Source data:
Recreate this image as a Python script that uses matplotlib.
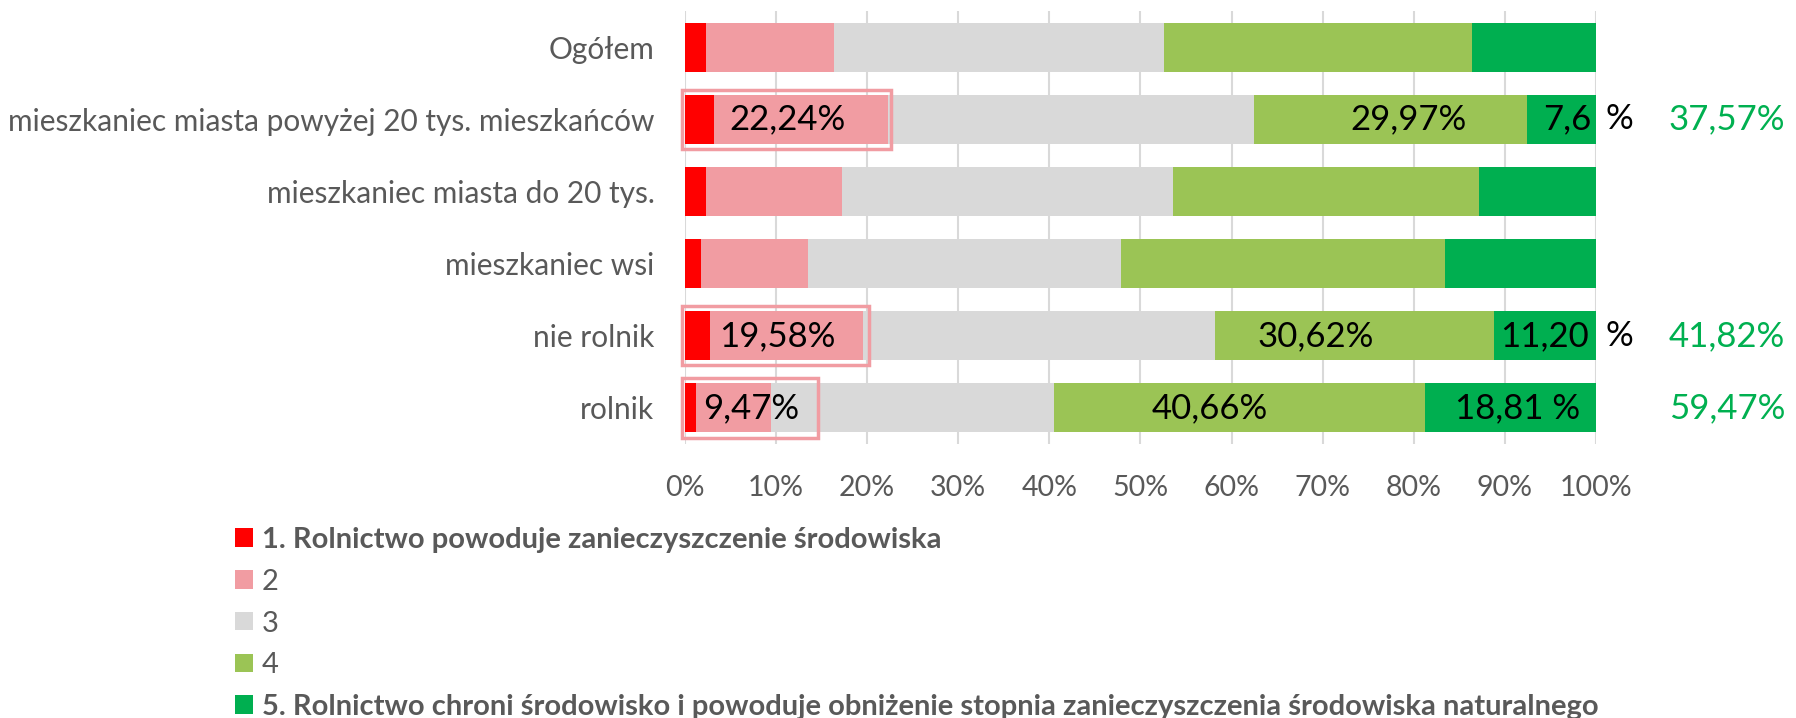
import numpy as np
import matplotlib
matplotlib.use('Agg')
import matplotlib.pyplot as plt
from matplotlib.patches import Rectangle

plt.rcParams['font.family'] = ['Lato', 'DejaVu Sans']

grupy = ['Ogółem', 'mieszkaniec miasta powyżej 20 tys. mieszkańców',
         'mieszkaniec miasta do 20 tys.', 'mieszkaniec wsi', 'nie rolnik', 'rolnik']
odp1 = [2.27, 3.23, 2.27, 1.72, 2.73, 1.18]
odp2 = [14.06, 19.01, 14.93, 11.76, 16.85, 8.29]
odp3 = [36.30, 40.19, 36.40, 34.42, 38.60, 31.06]
odp4 = [33.80, 29.97, 33.60, 35.57, 30.62, 40.66]
odp5 = [13.57, 7.60, 12.80, 16.53, 11.20, 18.81]

legenda = ['1. Rolnictwo powoduje zanieczyszczenie środowiska', '2', '3', '4',
           '5. Rolnictwo chroni środowisko i powoduje obniżenie stopnia zanieczyszczenia środowiska naturalnego']
kolory = ['#FF0000', '#F19CA2', '#D9D9D9', '#9BC455', '#00AF50']

# wiersze z opisami
wiersze_opis = [1, 4, 5]
opis_zolte = ['7,6', '11,20', '18,81 %']
opis_proc = ['%', '%', '']

fig = plt.figure(figsize=(17.96, 7.18), dpi=100)
ax = fig.add_axes([0.3814, 0.3816, 0.5072, 0.6031])

seria = [odp1, odp2, odp3, odp4, odp5]
y = np.arange(len(grupy))
lewo = np.zeros(len(grupy))
for s, kol, lab in zip(seria, kolory, legenda):
    ax.barh(y, s, left=lewo, height=0.68, color=kol, label=lab, zorder=2)
    lewo += np.array(s)

ax.set_xlim(0, 100)
ax.set_ylim(len(grupy) - 0.5, -0.5)
ax.set_yticks(y)
ax.set_yticklabels(grupy)
ax.set_xticks(np.arange(0, 101, 10))
ax.set_xticklabels([f'{v}%' for v in range(0, 101, 10)])
ax.tick_params(axis='both', length=0, labelcolor='#595959')
ax.tick_params(axis='y', pad=22, labelsize=21.5)
ax.tick_params(axis='x', pad=22, labelsize=20.5)
ax.xaxis.grid(True, color='#D9D9D9', lw=1.5, zorder=0)
ax.set_axisbelow(True)
for sp in ax.spines.values():
    sp.set_visible(False)

pozycje_ramka = [22.6, 20.2, 14.65]
pozycje_lewy = [11.3, 10.1, 7.3]
pozycje_4 = [79.4, 69.2, 57.6]
pozycje_5 = [96.8, 94.4, 91.4]

for k, i in enumerate(wiersze_opis):
    s12 = odp1[i] + odp2[i]
    s45 = odp4[i] + odp5[i]
    ax.add_patch(Rectangle((-0.3, i - 0.41), pozycje_ramka[k] + 0.3, 0.82,
                           fill=False, edgecolor='#F19CA2', lw=2.5, clip_on=False, zorder=3))
    ax.text(pozycje_lewy[k], i, f'{s12:.2f}%'.replace('.', ','), ha='center', va='center',
            fontsize=25, color='black', zorder=4)
    ax.text(pozycje_4[k], i, f'{odp4[i]:.2f}%'.replace('.', ','), ha='center', va='center',
            fontsize=25, color='black', zorder=4)
    ax.text(pozycje_5[k], i, opis_zolte[k], ha='center', va='center',
            fontsize=25, color='black', zorder=4)
    if opis_proc[k]:
        ax.text(102.6, i, opis_proc[k], ha='center', va='center', fontsize=25, color='black')
    ax.text(114.4, i, f'{s45:.2f}%'.replace('.', ','), ha='center', va='center',
            fontsize=25, color='#00B050')

leg = fig.legend(loc='upper left', bbox_to_anchor=(0.131, 0.266), frameon=False,
                 fontsize=21, handlelength=0.6, handleheight=0.6, handletextpad=0.3,
                 labelspacing=0.54, borderpad=0, borderaxespad=0)
for t in leg.get_texts():
    t.set_color('#595959')
leg.get_texts()[0].set_fontweight('bold')
leg.get_texts()[4].set_fontweight('bold')

fig.savefig('out.png', dpi=100)
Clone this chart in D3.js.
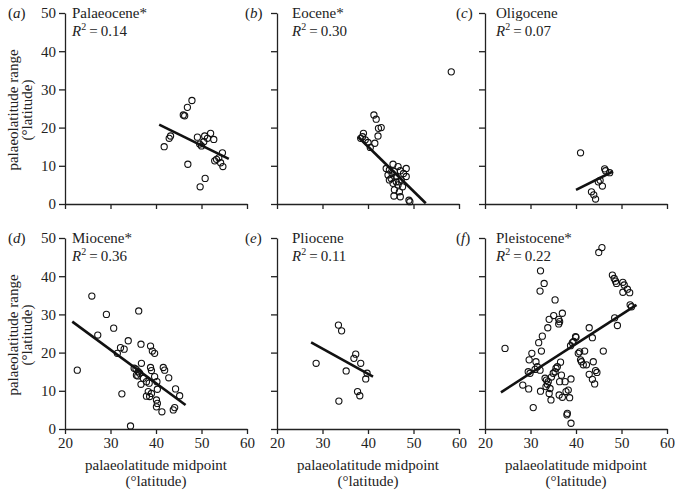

Requirements: Copy the data word for word. Pictures do not go in the copy.

Task answer:
Recreate this image as a Python script that uses matplotlib.
import numpy as np
import matplotlib
matplotlib.use('Agg')
import matplotlib.pyplot as plt
from matplotlib.patches import Rectangle

plt.rcParams['font.family'] = ['Lato', 'DejaVu Sans']

grupy = ['Ogółem', 'mieszkaniec miasta powyżej 20 tys. mieszkańców',
         'mieszkaniec miasta do 20 tys.', 'mieszkaniec wsi', 'nie rolnik', 'rolnik']
odp1 = [2.27, 3.23, 2.27, 1.72, 2.73, 1.18]
odp2 = [14.06, 19.01, 14.93, 11.76, 16.85, 8.29]
odp3 = [36.30, 40.19, 36.40, 34.42, 38.60, 31.06]
odp4 = [33.80, 29.97, 33.60, 35.57, 30.62, 40.66]
odp5 = [13.57, 7.60, 12.80, 16.53, 11.20, 18.81]

legenda = ['1. Rolnictwo powoduje zanieczyszczenie środowiska', '2', '3', '4',
           '5. Rolnictwo chroni środowisko i powoduje obniżenie stopnia zanieczyszczenia środowiska naturalnego']
kolory = ['#FF0000', '#F19CA2', '#D9D9D9', '#9BC455', '#00AF50']

# wiersze z opisami
wiersze_opis = [1, 4, 5]
opis_zolte = ['7,6', '11,20', '18,81 %']
opis_proc = ['%', '%', '']

fig = plt.figure(figsize=(17.96, 7.18), dpi=100)
ax = fig.add_axes([0.3814, 0.3816, 0.5072, 0.6031])

seria = [odp1, odp2, odp3, odp4, odp5]
y = np.arange(len(grupy))
lewo = np.zeros(len(grupy))
for s, kol, lab in zip(seria, kolory, legenda):
    ax.barh(y, s, left=lewo, height=0.68, color=kol, label=lab, zorder=2)
    lewo += np.array(s)

ax.set_xlim(0, 100)
ax.set_ylim(len(grupy) - 0.5, -0.5)
ax.set_yticks(y)
ax.set_yticklabels(grupy)
ax.set_xticks(np.arange(0, 101, 10))
ax.set_xticklabels([f'{v}%' for v in range(0, 101, 10)])
ax.tick_params(axis='both', length=0, labelcolor='#595959')
ax.tick_params(axis='y', pad=22, labelsize=21.5)
ax.tick_params(axis='x', pad=22, labelsize=20.5)
ax.xaxis.grid(True, color='#D9D9D9', lw=1.5, zorder=0)
ax.set_axisbelow(True)
for sp in ax.spines.values():
    sp.set_visible(False)

pozycje_ramka = [22.6, 20.2, 14.65]
pozycje_lewy = [11.3, 10.1, 7.3]
pozycje_4 = [79.4, 69.2, 57.6]
pozycje_5 = [96.8, 94.4, 91.4]

for k, i in enumerate(wiersze_opis):
    s12 = odp1[i] + odp2[i]
    s45 = odp4[i] + odp5[i]
    ax.add_patch(Rectangle((-0.3, i - 0.41), pozycje_ramka[k] + 0.3, 0.82,
                           fill=False, edgecolor='#F19CA2', lw=2.5, clip_on=False, zorder=3))
    ax.text(pozycje_lewy[k], i, f'{s12:.2f}%'.replace('.', ','), ha='center', va='center',
            fontsize=25, color='black', zorder=4)
    ax.text(pozycje_4[k], i, f'{odp4[i]:.2f}%'.replace('.', ','), ha='center', va='center',
            fontsize=25, color='black', zorder=4)
    ax.text(pozycje_5[k], i, opis_zolte[k], ha='center', va='center',
            fontsize=25, color='black', zorder=4)
    if opis_proc[k]:
        ax.text(102.6, i, opis_proc[k], ha='center', va='center', fontsize=25, color='black')
    ax.text(114.4, i, f'{s45:.2f}%'.replace('.', ','), ha='center', va='center',
            fontsize=25, color='#00B050')

leg = fig.legend(loc='upper left', bbox_to_anchor=(0.131, 0.266), frameon=False,
                 fontsize=21, handlelength=0.6, handleheight=0.6, handletextpad=0.3,
                 labelspacing=0.54, borderpad=0, borderaxespad=0)
for t in leg.get_texts():
    t.set_color('#595959')
leg.get_texts()[0].set_fontweight('bold')
leg.get_texts()[4].set_fontweight('bold')

fig.savefig('out.png', dpi=100)
Clone this chart in D3.js.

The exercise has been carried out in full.